## Available data
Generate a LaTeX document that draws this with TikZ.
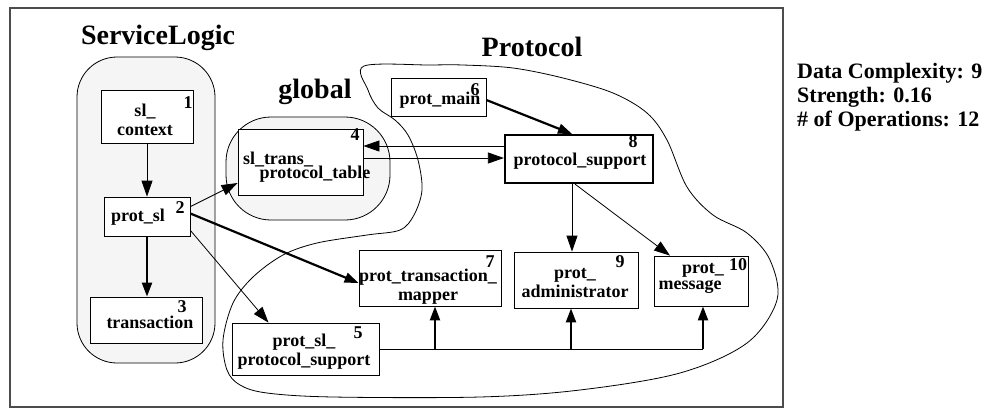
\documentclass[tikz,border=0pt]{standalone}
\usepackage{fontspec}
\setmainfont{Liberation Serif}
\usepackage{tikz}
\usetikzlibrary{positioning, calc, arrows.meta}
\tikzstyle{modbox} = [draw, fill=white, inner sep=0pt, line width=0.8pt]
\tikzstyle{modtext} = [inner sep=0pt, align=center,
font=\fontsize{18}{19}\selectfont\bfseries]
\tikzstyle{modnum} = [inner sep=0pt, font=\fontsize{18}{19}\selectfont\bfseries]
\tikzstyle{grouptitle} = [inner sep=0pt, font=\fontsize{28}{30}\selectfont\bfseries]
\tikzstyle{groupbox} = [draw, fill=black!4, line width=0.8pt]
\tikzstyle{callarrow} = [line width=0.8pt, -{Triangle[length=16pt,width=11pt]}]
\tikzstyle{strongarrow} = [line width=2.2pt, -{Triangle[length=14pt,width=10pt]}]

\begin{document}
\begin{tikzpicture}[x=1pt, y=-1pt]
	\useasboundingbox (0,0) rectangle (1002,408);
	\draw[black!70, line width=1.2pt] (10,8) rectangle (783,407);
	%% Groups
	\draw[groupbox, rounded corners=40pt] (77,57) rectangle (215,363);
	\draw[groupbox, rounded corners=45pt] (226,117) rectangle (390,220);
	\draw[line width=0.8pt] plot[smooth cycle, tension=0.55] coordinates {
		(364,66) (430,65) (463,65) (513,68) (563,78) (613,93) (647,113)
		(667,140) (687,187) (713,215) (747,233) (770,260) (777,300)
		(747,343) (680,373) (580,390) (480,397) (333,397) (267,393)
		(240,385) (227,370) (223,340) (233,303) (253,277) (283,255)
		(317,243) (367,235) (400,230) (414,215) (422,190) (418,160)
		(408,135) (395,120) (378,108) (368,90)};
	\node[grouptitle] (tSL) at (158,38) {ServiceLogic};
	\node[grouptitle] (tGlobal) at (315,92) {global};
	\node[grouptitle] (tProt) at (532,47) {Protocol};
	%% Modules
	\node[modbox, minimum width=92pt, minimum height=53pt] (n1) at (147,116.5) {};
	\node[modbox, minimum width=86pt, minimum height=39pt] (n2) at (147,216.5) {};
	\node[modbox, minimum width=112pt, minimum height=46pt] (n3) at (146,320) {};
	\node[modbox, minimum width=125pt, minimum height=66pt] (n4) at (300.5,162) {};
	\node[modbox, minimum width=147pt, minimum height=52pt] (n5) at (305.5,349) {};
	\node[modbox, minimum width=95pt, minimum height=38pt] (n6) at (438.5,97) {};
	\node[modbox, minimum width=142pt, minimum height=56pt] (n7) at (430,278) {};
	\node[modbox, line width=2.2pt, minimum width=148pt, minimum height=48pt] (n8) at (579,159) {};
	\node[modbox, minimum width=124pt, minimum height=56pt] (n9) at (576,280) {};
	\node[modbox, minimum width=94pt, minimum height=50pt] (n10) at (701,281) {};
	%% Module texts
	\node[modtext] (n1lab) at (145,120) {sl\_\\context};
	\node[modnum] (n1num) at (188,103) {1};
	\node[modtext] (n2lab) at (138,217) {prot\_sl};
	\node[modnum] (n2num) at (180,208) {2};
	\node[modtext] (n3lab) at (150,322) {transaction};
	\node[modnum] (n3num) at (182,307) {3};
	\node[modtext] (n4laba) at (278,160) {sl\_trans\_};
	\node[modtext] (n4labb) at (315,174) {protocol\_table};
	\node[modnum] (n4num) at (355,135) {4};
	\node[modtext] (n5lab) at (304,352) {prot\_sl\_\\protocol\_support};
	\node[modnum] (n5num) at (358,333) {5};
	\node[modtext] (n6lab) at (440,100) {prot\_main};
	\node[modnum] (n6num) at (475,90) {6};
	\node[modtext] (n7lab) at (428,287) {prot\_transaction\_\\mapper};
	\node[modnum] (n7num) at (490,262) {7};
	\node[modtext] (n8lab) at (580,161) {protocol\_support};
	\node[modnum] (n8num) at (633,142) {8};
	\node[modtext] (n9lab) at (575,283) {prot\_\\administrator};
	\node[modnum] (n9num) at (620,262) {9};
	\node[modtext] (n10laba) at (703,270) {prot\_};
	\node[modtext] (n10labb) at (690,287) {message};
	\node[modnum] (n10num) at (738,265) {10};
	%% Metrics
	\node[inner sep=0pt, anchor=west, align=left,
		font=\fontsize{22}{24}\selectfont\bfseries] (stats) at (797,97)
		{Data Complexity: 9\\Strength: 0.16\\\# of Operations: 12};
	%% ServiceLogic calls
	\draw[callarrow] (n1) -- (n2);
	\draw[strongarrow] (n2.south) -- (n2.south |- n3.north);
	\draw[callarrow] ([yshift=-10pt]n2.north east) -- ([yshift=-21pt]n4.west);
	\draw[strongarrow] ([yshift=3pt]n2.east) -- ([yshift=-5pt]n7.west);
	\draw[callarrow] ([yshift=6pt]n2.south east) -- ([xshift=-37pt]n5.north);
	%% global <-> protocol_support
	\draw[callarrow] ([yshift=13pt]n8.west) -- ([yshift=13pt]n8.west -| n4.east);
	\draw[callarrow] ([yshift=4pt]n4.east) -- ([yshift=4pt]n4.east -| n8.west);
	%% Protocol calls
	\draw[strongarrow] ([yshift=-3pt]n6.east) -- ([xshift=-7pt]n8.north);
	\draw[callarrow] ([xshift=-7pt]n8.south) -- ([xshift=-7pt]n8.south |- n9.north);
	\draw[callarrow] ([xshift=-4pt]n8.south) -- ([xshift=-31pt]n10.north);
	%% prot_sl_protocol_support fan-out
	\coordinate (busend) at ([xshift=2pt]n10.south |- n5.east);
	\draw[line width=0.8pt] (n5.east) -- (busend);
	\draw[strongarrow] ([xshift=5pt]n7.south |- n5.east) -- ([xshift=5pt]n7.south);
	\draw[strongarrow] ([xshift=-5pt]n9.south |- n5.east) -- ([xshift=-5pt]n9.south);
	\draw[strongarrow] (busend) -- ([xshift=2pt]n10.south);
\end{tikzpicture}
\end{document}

## Task objective
Write out each line again precisely as it appears, skipping every picture.

## Task result
Generate a LaTeX document that draws this with TikZ.
\documentclass[tikz,border=0pt]{standalone}
\usepackage{fontspec}
\setmainfont{Liberation Serif}
\usepackage{tikz}
\usetikzlibrary{positioning, calc, arrows.meta}
\tikzstyle{modbox} = [draw, fill=white, inner sep=0pt, line width=0.8pt]
\tikzstyle{modtext} = [inner sep=0pt, align=center,
font=\fontsize{18}{19}\selectfont\bfseries]
\tikzstyle{modnum} = [inner sep=0pt, font=\fontsize{18}{19}\selectfont\bfseries]
\tikzstyle{grouptitle} = [inner sep=0pt, font=\fontsize{28}{30}\selectfont\bfseries]
\tikzstyle{groupbox} = [draw, fill=black!4, line width=0.8pt]
\tikzstyle{callarrow} = [line width=0.8pt, -{Triangle[length=16pt,width=11pt]}]
\tikzstyle{strongarrow} = [line width=2.2pt, -{Triangle[length=14pt,width=10pt]}]

\begin{document}
\begin{tikzpicture}[x=1pt, y=-1pt]
	\useasboundingbox (0,0) rectangle (1002,408);
	\draw[black!70, line width=1.2pt] (10,8) rectangle (783,407);
	%% Groups
	\draw[groupbox, rounded corners=40pt] (77,57) rectangle (215,363);
	\draw[groupbox, rounded corners=45pt] (226,117) rectangle (390,220);
	\draw[line width=0.8pt] plot[smooth cycle, tension=0.55] coordinates {
		(364,66) (430,65) (463,65) (513,68) (563,78) (613,93) (647,113)
		(667,140) (687,187) (713,215) (747,233) (770,260) (777,300)
		(747,343) (680,373) (580,390) (480,397) (333,397) (267,393)
		(240,385) (227,370) (223,340) (233,303) (253,277) (283,255)
		(317,243) (367,235) (400,230) (414,215) (422,190) (418,160)
		(408,135) (395,120) (378,108) (368,90)};
	\node[grouptitle] (tSL) at (158,38) {ServiceLogic};
	\node[grouptitle] (tGlobal) at (315,92) {global};
	\node[grouptitle] (tProt) at (532,47) {Protocol};
	%% Modules
	\node[modbox, minimum width=92pt, minimum height=53pt] (n1) at (147,116.5) {};
	\node[modbox, minimum width=86pt, minimum height=39pt] (n2) at (147,216.5) {};
	\node[modbox, minimum width=112pt, minimum height=46pt] (n3) at (146,320) {};
	\node[modbox, minimum width=125pt, minimum height=66pt] (n4) at (300.5,162) {};
	\node[modbox, minimum width=147pt, minimum height=52pt] (n5) at (305.5,349) {};
	\node[modbox, minimum width=95pt, minimum height=38pt] (n6) at (438.5,97) {};
	\node[modbox, minimum width=142pt, minimum height=56pt] (n7) at (430,278) {};
	\node[modbox, line width=2.2pt, minimum width=148pt, minimum height=48pt] (n8) at (579,159) {};
	\node[modbox, minimum width=124pt, minimum height=56pt] (n9) at (576,280) {};
	\node[modbox, minimum width=94pt, minimum height=50pt] (n10) at (701,281) {};
	%% Module texts
	\node[modtext] (n1lab) at (145,120) {sl\_\\context};
	\node[modnum] (n1num) at (188,103) {1};
	\node[modtext] (n2lab) at (138,217) {prot\_sl};
	\node[modnum] (n2num) at (180,208) {2};
	\node[modtext] (n3lab) at (150,322) {transaction};
	\node[modnum] (n3num) at (182,307) {3};
	\node[modtext] (n4laba) at (278,160) {sl\_trans\_};
	\node[modtext] (n4labb) at (315,174) {protocol\_table};
	\node[modnum] (n4num) at (355,135) {4};
	\node[modtext] (n5lab) at (304,352) {prot\_sl\_\\protocol\_support};
	\node[modnum] (n5num) at (358,333) {5};
	\node[modtext] (n6lab) at (440,100) {prot\_main};
	\node[modnum] (n6num) at (475,90) {6};
	\node[modtext] (n7lab) at (428,287) {prot\_transaction\_\\mapper};
	\node[modnum] (n7num) at (490,262) {7};
	\node[modtext] (n8lab) at (580,161) {protocol\_support};
	\node[modnum] (n8num) at (633,142) {8};
	\node[modtext] (n9lab) at (575,283) {prot\_\\administrator};
	\node[modnum] (n9num) at (620,262) {9};
	\node[modtext] (n10laba) at (703,270) {prot\_};
	\node[modtext] (n10labb) at (690,287) {message};
	\node[modnum] (n10num) at (738,265) {10};
	%% Metrics
	\node[inner sep=0pt, anchor=west, align=left,
		font=\fontsize{22}{24}\selectfont\bfseries] (stats) at (797,97)
		{Data Complexity: 9\\Strength: 0.16\\\# of Operations: 12};
	%% ServiceLogic calls
	\draw[callarrow] (n1) -- (n2);
	\draw[strongarrow] (n2.south) -- (n2.south |- n3.north);
	\draw[callarrow] ([yshift=-10pt]n2.north east) -- ([yshift=-21pt]n4.west);
	\draw[strongarrow] ([yshift=3pt]n2.east) -- ([yshift=-5pt]n7.west);
	\draw[callarrow] ([yshift=6pt]n2.south east) -- ([xshift=-37pt]n5.north);
	%% global <-> protocol_support
	\draw[callarrow] ([yshift=13pt]n8.west) -- ([yshift=13pt]n8.west -| n4.east);
	\draw[callarrow] ([yshift=4pt]n4.east) -- ([yshift=4pt]n4.east -| n8.west);
	%% Protocol calls
	\draw[strongarrow] ([yshift=-3pt]n6.east) -- ([xshift=-7pt]n8.north);
	\draw[callarrow] ([xshift=-7pt]n8.south) -- ([xshift=-7pt]n8.south |- n9.north);
	\draw[callarrow] ([xshift=-4pt]n8.south) -- ([xshift=-31pt]n10.north);
	%% prot_sl_protocol_support fan-out
	\coordinate (busend) at ([xshift=2pt]n10.south |- n5.east);
	\draw[line width=0.8pt] (n5.east) -- (busend);
	\draw[strongarrow] ([xshift=5pt]n7.south |- n5.east) -- ([xshift=5pt]n7.south);
	\draw[strongarrow] ([xshift=-5pt]n9.south |- n5.east) -- ([xshift=-5pt]n9.south);
	\draw[strongarrow] (busend) -- ([xshift=2pt]n10.south);
\end{tikzpicture}
\end{document}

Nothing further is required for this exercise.